Qu’une guerre entraîne la mort de civils innocents est toujours tragique, quel que soit le camp touché. Et Tsahal peut aussi commettre des erreurs : « tirs amis » sur des soldats israéliens, bavures, comportements répréhensibles. On peut compter sur le zèle des médias israéliens eux-mêmes, prompts à en rendre compte dans la presse locale et internationale, mais on ne juge pas un conflit complexe à l’emporte-pièce, pas plus qu’on ne condamne tout un camp avec la radicalité expéditive du communiqué.
À mes amis maçons, j’ai une bonne et une mauvaise nouvelle. La bonne : les principes qu’ils brandissent (dignité humaine, refus de la vengeance…) sont bel et bien ceux qui guident Israël, État de droit qui soumet chaque frappe à un contrôle (de terrain mais y compris juridique) ardu. La mauvaise : ces principes ne sont pas partagés par le Hamas, dont la raison d’être est la mort de l’autre.
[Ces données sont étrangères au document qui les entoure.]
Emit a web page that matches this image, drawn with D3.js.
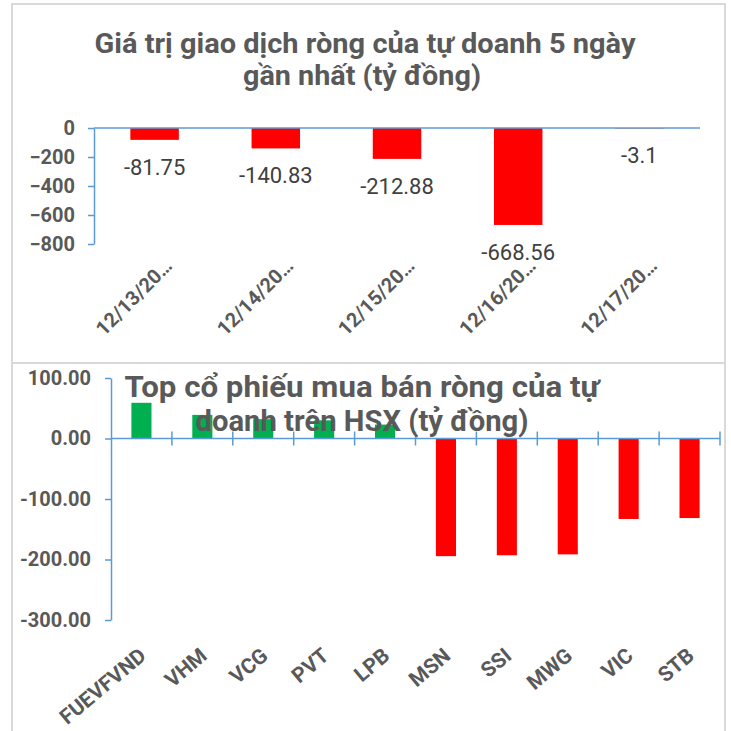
<!DOCTYPE html>
<html>
<head>
<meta charset="utf-8">
<script src="https://cdn.jsdelivr.net/npm/d3@7"></script>
<style>
body { margin: 0; background: #fff; }
text { font-family: Roboto, "Liberation Sans", sans-serif; }
</style>
</head>
<body>
<svg width="731" height="731"></svg>
<script>
// top chart data
const dates = ['12/13/20…', '12/14/20…', '12/15/20…', '12/16/20…', '12/17/20…'];
const dateValues = [-81.75, -140.83, -212.88, -668.56, -3.1];
const dateTicks = [0, -200, -400, -600, -800];

// bottom chart data
const stocks = ['FUEVFVND', 'VHM', 'VCG', 'PVT', 'LPB', 'MSN', 'SSI', 'MWG', 'VIC', 'STB'];
const stockValues = [59, 39, 32, 30, 23, -194.5, -193, -191.5, -133, -131.5];
const stockTicks = [100, 0, -100, -200, -300];

const AXIS = '#5b9bd5';
const GREY = '#595959';

const svg = d3.select('svg');

// panel frames
svg.append('rect').attr('x', 12).attr('y', 4).attr('width', 713).attr('height', 359)
  .attr('fill', 'none').attr('stroke', '#d9d9d9').attr('stroke-width', 2);
svg.append('rect').attr('x', 12).attr('y', 363).attr('width', 713).attr('height', 380)
  .attr('fill', 'none').attr('stroke', '#d9d9d9').attr('stroke-width', 2);

//---- top chart
const chart1 = svg.append('g');
const x1 = d3.scaleBand().domain(dates).range([94, 700]).paddingInner(0.6).paddingOuter(0.3);
const y1 = d3.scaleLinear().domain([-800, 0]).range([244, 128]);

chart1.append('text').attr('x', 365).attr('y', 53).attr('text-anchor', 'middle')
  .attr('font-size', 28).attr('font-weight', 'bold').attr('fill', GREY)
  .attr('textLength', 541).attr('lengthAdjust', 'spacingAndGlyphs')
  .text('Giá trị giao dịch ròng của tự doanh 5 ngày');
chart1.append('text').attr('x', 362).attr('y', 85).attr('text-anchor', 'middle')
  .attr('font-size', 28).attr('font-weight', 'bold').attr('fill', GREY)
  .attr('textLength', 238).attr('lengthAdjust', 'spacingAndGlyphs')
  .text('gần nhất (tỷ đồng)');

chart1.selectAll('.bar')
  .data(dates)
  .enter()
  .append('rect')
  .classed('bar', true)
  .attr('x', d => x1(d))
  .attr('width', x1.bandwidth())
  .attr('y', y1(0))
  .attr('height', (d, i) => y1(dateValues[i]) - y1(0))
  .attr('fill', '#ff0000');

// y axis
const ya1 = chart1.append('g')
  .attr('transform', 'translate(94,0)')
  .call(d3.axisLeft(y1).tickValues(dateTicks).tickSize(6).tickSizeOuter(0));
ya1.select('.domain').attr('stroke', AXIS).attr('stroke-width', 1.5);
ya1.selectAll('.tick line').attr('stroke', AXIS).attr('stroke-width', 1.5);
ya1.selectAll('.tick text').attr('x', -19).attr('font-size', 20).attr('font-weight', 'bold')
  .attr('fill', GREY).attr('font-family', null);

// zero line
chart1.append('line').attr('x1', 94).attr('x2', 700).attr('y1', y1(0)).attr('y2', y1(0))
  .attr('stroke', AXIS).attr('stroke-width', 1.5);

// value labels
chart1.selectAll('.label')
  .data(dates)
  .enter()
  .append('text')
  .classed('label', true)
  .attr('x', d => x1(d) + x1.bandwidth() / 2)
  .attr('y', (d, i) => y1(dateValues[i]) + 35)
  .attr('text-anchor', 'middle')
  .attr('font-size', 22)
  .attr('fill', '#404040')
  .text((d, i) => dateValues[i]);

// x labels
chart1.selectAll('.xlab')
  .data(dates)
  .enter()
  .append('text')
  .classed('xlab', true)
  .attr('transform', d => `translate(${x1(d) + x1.bandwidth() / 2 + 19},${267}) rotate(-45)`)
  .attr('text-anchor', 'end')
  .attr('font-size', 20)
  .attr('font-weight', 'bold')
  .attr('fill', GREY)
  .text(d => d);

//---- bottom chart
const chart2 = svg.append('g');
const x2 = d3.scaleBand().domain(stocks).range([111, 720]).paddingInner(0.67).paddingOuter(0.335);
const y2 = d3.scaleLinear().domain([-300, 100]).range([620, 378]);

chart2.selectAll('.bar')
  .data(stocks)
  .enter()
  .append('rect')
  .classed('bar', true)
  .attr('x', d => x2(d))
  .attr('width', x2.bandwidth())
  .attr('y', (d, i) => y2(Math.max(0, stockValues[i])))
  .attr('height', (d, i) => Math.abs(y2(stockValues[i]) - y2(0)))
  .attr('fill', (d, i) => stockValues[i] >= 0 ? '#00b050' : '#ff0000');

const ya2 = chart2.append('g')
  .attr('transform', 'translate(111,0)')
  .call(d3.axisLeft(y2).tickValues(stockTicks).tickSize(6).tickSizeOuter(0));
ya2.select('.domain').attr('stroke', AXIS).attr('stroke-width', 1.5);
ya2.selectAll('.tick line').attr('stroke', AXIS).attr('stroke-width', 1.5);
ya2.selectAll('.tick text').attr('x', -20).attr('font-size', 20).attr('font-weight', 'bold')
  .attr('fill', GREY).attr('font-family', null)
  .text(d => d.toFixed(2));

// x axis with boundary ticks
const bounds = stocks.map(d => x2(d) + x2.bandwidth() / 2 + x2.step() / 2);
chart2.append('line').attr('x1', 111).attr('x2', 720).attr('y1', y2(0)).attr('y2', y2(0))
  .attr('stroke', AXIS).attr('stroke-width', 1.5);
chart2.selectAll('.btick')
  .data(bounds)
  .enter()
  .append('line')
  .attr('x1', d => d).attr('x2', d => d)
  .attr('y1', y2(0) - 7).attr('y2', y2(0) + 7)
  .attr('stroke', AXIS).attr('stroke-width', 1.5);

chart2.selectAll('.xlab')
  .data(stocks)
  .enter()
  .append('text')
  .attr('transform', d => `translate(${x2(d) + x2.bandwidth() / 2 + 6},${658}) rotate(-40)`)
  .attr('text-anchor', 'end')
  .attr('font-size', 21)
  .attr('font-weight', 'bold')
  .attr('fill', GREY)
  .text(d => d);

// title drawn over the bars
chart2.append('text').attr('x', 362).attr('y', 397).attr('text-anchor', 'middle')
  .attr('font-size', 30).attr('font-weight', 'bold').attr('fill', GREY)
  .attr('textLength', 475).attr('lengthAdjust', 'spacingAndGlyphs')
  .text('Top cổ phiếu mua bán ròng của tự');
chart2.append('text').attr('x', 362).attr('y', 431).attr('text-anchor', 'middle')
  .attr('font-size', 30).attr('font-weight', 'bold').attr('fill', GREY)
  .attr('textLength', 333).attr('lengthAdjust', 'spacingAndGlyphs')
  .text('doanh trên HSX (tỷ đồng)');
</script>
</body>
</html>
Ignorer cela revient à confier son avenir à l’honnêteté d’un bourreau.
Toutes les obédiences ne se sont pas jointes à cette déclaration, certaines (comme la GLNF) ayant refusé de cosigner. Tant mieux s'il existe encore dans les temples, à l’heure où la vérité n’est qu’une opinion parmi d’autres, des voix capables de distinguer le vrai du faux.
« Après le samedi vient le dimanche »… une société capable de laisser le fanatisme s’abattre sur les Juifs découvrira bien vite que la vague suivante la frappera, elle aussi. Ceux qui grondent aujourd’hui Israël découvriront alors, glacés, que la retenue imposée au défenseur prépare la déroute de l’observateur.
Un monde qui exige la perfection morale de ceux qui se protègent tout en détournant le regard de la sauvagerie de l’agresseur ne construit pas la paix, il scie la branche sur laquelle il s’assoit. Il ne restera alors aux prêcheurs que leurs mots pour guérir leurs maux, et aux francs-maçons authentiquement humanistes la tâche urgente de redécouvrir la lucidité comme première vertu.